▶ EXERCISE BRIEF: Nothing in the data should change when you return it, but leave the pictures out.

▶ INFORMATION PROVIDED:
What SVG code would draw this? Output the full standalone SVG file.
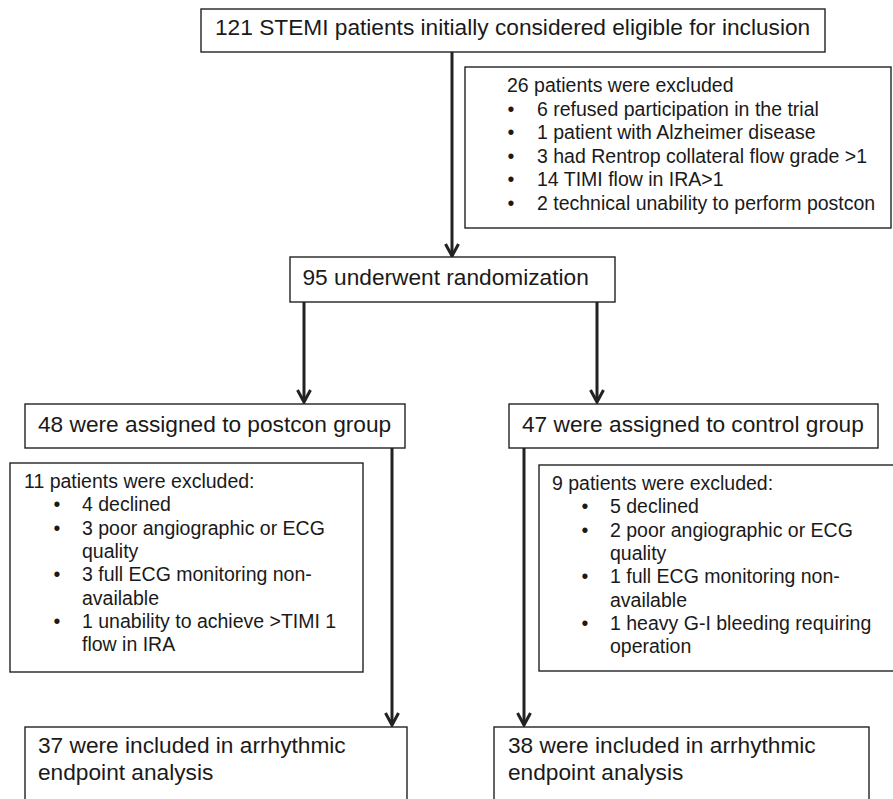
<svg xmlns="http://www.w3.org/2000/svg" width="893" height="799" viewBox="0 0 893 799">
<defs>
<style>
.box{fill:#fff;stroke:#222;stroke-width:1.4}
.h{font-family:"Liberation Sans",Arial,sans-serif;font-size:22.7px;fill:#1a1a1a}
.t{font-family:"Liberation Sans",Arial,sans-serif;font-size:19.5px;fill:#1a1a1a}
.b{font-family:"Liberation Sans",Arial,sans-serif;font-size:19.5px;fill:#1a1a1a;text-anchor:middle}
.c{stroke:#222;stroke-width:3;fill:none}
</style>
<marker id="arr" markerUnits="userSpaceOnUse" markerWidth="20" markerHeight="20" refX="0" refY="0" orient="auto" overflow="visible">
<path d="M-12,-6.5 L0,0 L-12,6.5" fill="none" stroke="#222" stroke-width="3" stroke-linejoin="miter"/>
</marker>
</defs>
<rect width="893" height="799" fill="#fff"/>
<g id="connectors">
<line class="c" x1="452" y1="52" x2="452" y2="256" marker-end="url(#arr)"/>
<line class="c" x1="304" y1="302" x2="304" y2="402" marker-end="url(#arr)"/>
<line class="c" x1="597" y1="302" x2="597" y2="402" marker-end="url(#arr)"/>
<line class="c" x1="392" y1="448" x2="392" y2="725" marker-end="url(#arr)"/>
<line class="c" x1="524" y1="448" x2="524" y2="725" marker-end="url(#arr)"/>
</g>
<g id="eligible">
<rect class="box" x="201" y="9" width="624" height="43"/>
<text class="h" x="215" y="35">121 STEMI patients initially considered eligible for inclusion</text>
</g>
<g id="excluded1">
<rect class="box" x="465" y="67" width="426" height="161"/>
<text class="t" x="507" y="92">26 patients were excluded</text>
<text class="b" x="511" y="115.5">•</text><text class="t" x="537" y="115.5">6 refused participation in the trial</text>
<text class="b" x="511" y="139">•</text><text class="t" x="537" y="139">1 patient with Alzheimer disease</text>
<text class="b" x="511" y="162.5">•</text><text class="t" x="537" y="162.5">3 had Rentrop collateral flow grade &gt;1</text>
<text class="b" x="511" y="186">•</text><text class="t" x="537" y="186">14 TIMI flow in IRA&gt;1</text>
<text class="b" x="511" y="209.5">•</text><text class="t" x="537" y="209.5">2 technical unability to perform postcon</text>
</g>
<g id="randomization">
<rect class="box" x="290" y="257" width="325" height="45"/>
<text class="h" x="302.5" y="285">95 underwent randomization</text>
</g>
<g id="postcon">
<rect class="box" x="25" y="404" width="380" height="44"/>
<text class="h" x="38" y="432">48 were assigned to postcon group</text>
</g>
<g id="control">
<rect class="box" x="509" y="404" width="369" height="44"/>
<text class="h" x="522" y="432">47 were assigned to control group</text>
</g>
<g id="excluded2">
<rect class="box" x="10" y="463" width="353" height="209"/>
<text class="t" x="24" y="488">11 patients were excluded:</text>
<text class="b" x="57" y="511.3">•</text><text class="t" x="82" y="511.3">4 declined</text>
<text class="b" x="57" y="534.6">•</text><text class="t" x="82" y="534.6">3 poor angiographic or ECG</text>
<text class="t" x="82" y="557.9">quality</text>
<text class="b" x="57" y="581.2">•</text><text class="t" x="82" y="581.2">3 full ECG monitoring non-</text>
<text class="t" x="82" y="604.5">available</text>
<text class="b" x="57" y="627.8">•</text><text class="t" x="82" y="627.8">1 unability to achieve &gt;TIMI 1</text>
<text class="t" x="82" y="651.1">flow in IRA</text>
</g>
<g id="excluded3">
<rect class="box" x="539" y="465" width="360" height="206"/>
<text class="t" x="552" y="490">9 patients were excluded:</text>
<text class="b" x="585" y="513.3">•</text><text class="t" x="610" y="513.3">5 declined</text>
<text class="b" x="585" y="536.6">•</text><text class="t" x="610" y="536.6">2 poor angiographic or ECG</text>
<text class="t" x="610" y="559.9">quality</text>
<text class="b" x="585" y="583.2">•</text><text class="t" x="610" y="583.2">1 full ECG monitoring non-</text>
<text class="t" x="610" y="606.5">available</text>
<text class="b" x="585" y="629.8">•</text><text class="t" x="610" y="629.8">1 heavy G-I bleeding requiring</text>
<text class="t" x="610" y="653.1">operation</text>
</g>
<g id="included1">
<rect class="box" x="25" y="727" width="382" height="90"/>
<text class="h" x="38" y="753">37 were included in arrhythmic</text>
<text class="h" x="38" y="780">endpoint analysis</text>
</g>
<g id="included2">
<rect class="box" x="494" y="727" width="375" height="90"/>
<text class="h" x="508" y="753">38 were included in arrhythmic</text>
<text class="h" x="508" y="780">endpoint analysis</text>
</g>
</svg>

▶ FULL SOLUTION:
What SVG code would draw this? Output the full standalone SVG file.
<svg xmlns="http://www.w3.org/2000/svg" width="893" height="799" viewBox="0 0 893 799">
<defs>
<style>
.box{fill:#fff;stroke:#222;stroke-width:1.4}
.h{font-family:"Liberation Sans",Arial,sans-serif;font-size:22.7px;fill:#1a1a1a}
.t{font-family:"Liberation Sans",Arial,sans-serif;font-size:19.5px;fill:#1a1a1a}
.b{font-family:"Liberation Sans",Arial,sans-serif;font-size:19.5px;fill:#1a1a1a;text-anchor:middle}
.c{stroke:#222;stroke-width:3;fill:none}
</style>
<marker id="arr" markerUnits="userSpaceOnUse" markerWidth="20" markerHeight="20" refX="0" refY="0" orient="auto" overflow="visible">
<path d="M-12,-6.5 L0,0 L-12,6.5" fill="none" stroke="#222" stroke-width="3" stroke-linejoin="miter"/>
</marker>
</defs>
<rect width="893" height="799" fill="#fff"/>
<g id="connectors">
<line class="c" x1="452" y1="52" x2="452" y2="256" marker-end="url(#arr)"/>
<line class="c" x1="304" y1="302" x2="304" y2="402" marker-end="url(#arr)"/>
<line class="c" x1="597" y1="302" x2="597" y2="402" marker-end="url(#arr)"/>
<line class="c" x1="392" y1="448" x2="392" y2="725" marker-end="url(#arr)"/>
<line class="c" x1="524" y1="448" x2="524" y2="725" marker-end="url(#arr)"/>
</g>
<g id="eligible">
<rect class="box" x="201" y="9" width="624" height="43"/>
<text class="h" x="215" y="35">121 STEMI patients initially considered eligible for inclusion</text>
</g>
<g id="excluded1">
<rect class="box" x="465" y="67" width="426" height="161"/>
<text class="t" x="507" y="92">26 patients were excluded</text>
<text class="b" x="511" y="115.5">•</text><text class="t" x="537" y="115.5">6 refused participation in the trial</text>
<text class="b" x="511" y="139">•</text><text class="t" x="537" y="139">1 patient with Alzheimer disease</text>
<text class="b" x="511" y="162.5">•</text><text class="t" x="537" y="162.5">3 had Rentrop collateral flow grade &gt;1</text>
<text class="b" x="511" y="186">•</text><text class="t" x="537" y="186">14 TIMI flow in IRA&gt;1</text>
<text class="b" x="511" y="209.5">•</text><text class="t" x="537" y="209.5">2 technical unability to perform postcon</text>
</g>
<g id="randomization">
<rect class="box" x="290" y="257" width="325" height="45"/>
<text class="h" x="302.5" y="285">95 underwent randomization</text>
</g>
<g id="postcon">
<rect class="box" x="25" y="404" width="380" height="44"/>
<text class="h" x="38" y="432">48 were assigned to postcon group</text>
</g>
<g id="control">
<rect class="box" x="509" y="404" width="369" height="44"/>
<text class="h" x="522" y="432">47 were assigned to control group</text>
</g>
<g id="excluded2">
<rect class="box" x="10" y="463" width="353" height="209"/>
<text class="t" x="24" y="488">11 patients were excluded:</text>
<text class="b" x="57" y="511.3">•</text><text class="t" x="82" y="511.3">4 declined</text>
<text class="b" x="57" y="534.6">•</text><text class="t" x="82" y="534.6">3 poor angiographic or ECG</text>
<text class="t" x="82" y="557.9">quality</text>
<text class="b" x="57" y="581.2">•</text><text class="t" x="82" y="581.2">3 full ECG monitoring non-</text>
<text class="t" x="82" y="604.5">available</text>
<text class="b" x="57" y="627.8">•</text><text class="t" x="82" y="627.8">1 unability to achieve &gt;TIMI 1</text>
<text class="t" x="82" y="651.1">flow in IRA</text>
</g>
<g id="excluded3">
<rect class="box" x="539" y="465" width="360" height="206"/>
<text class="t" x="552" y="490">9 patients were excluded:</text>
<text class="b" x="585" y="513.3">•</text><text class="t" x="610" y="513.3">5 declined</text>
<text class="b" x="585" y="536.6">•</text><text class="t" x="610" y="536.6">2 poor angiographic or ECG</text>
<text class="t" x="610" y="559.9">quality</text>
<text class="b" x="585" y="583.2">•</text><text class="t" x="610" y="583.2">1 full ECG monitoring non-</text>
<text class="t" x="610" y="606.5">available</text>
<text class="b" x="585" y="629.8">•</text><text class="t" x="610" y="629.8">1 heavy G-I bleeding requiring</text>
<text class="t" x="610" y="653.1">operation</text>
</g>
<g id="included1">
<rect class="box" x="25" y="727" width="382" height="90"/>
<text class="h" x="38" y="753">37 were included in arrhythmic</text>
<text class="h" x="38" y="780">endpoint analysis</text>
</g>
<g id="included2">
<rect class="box" x="494" y="727" width="375" height="90"/>
<text class="h" x="508" y="753">38 were included in arrhythmic</text>
<text class="h" x="508" y="780">endpoint analysis</text>
</g>
</svg>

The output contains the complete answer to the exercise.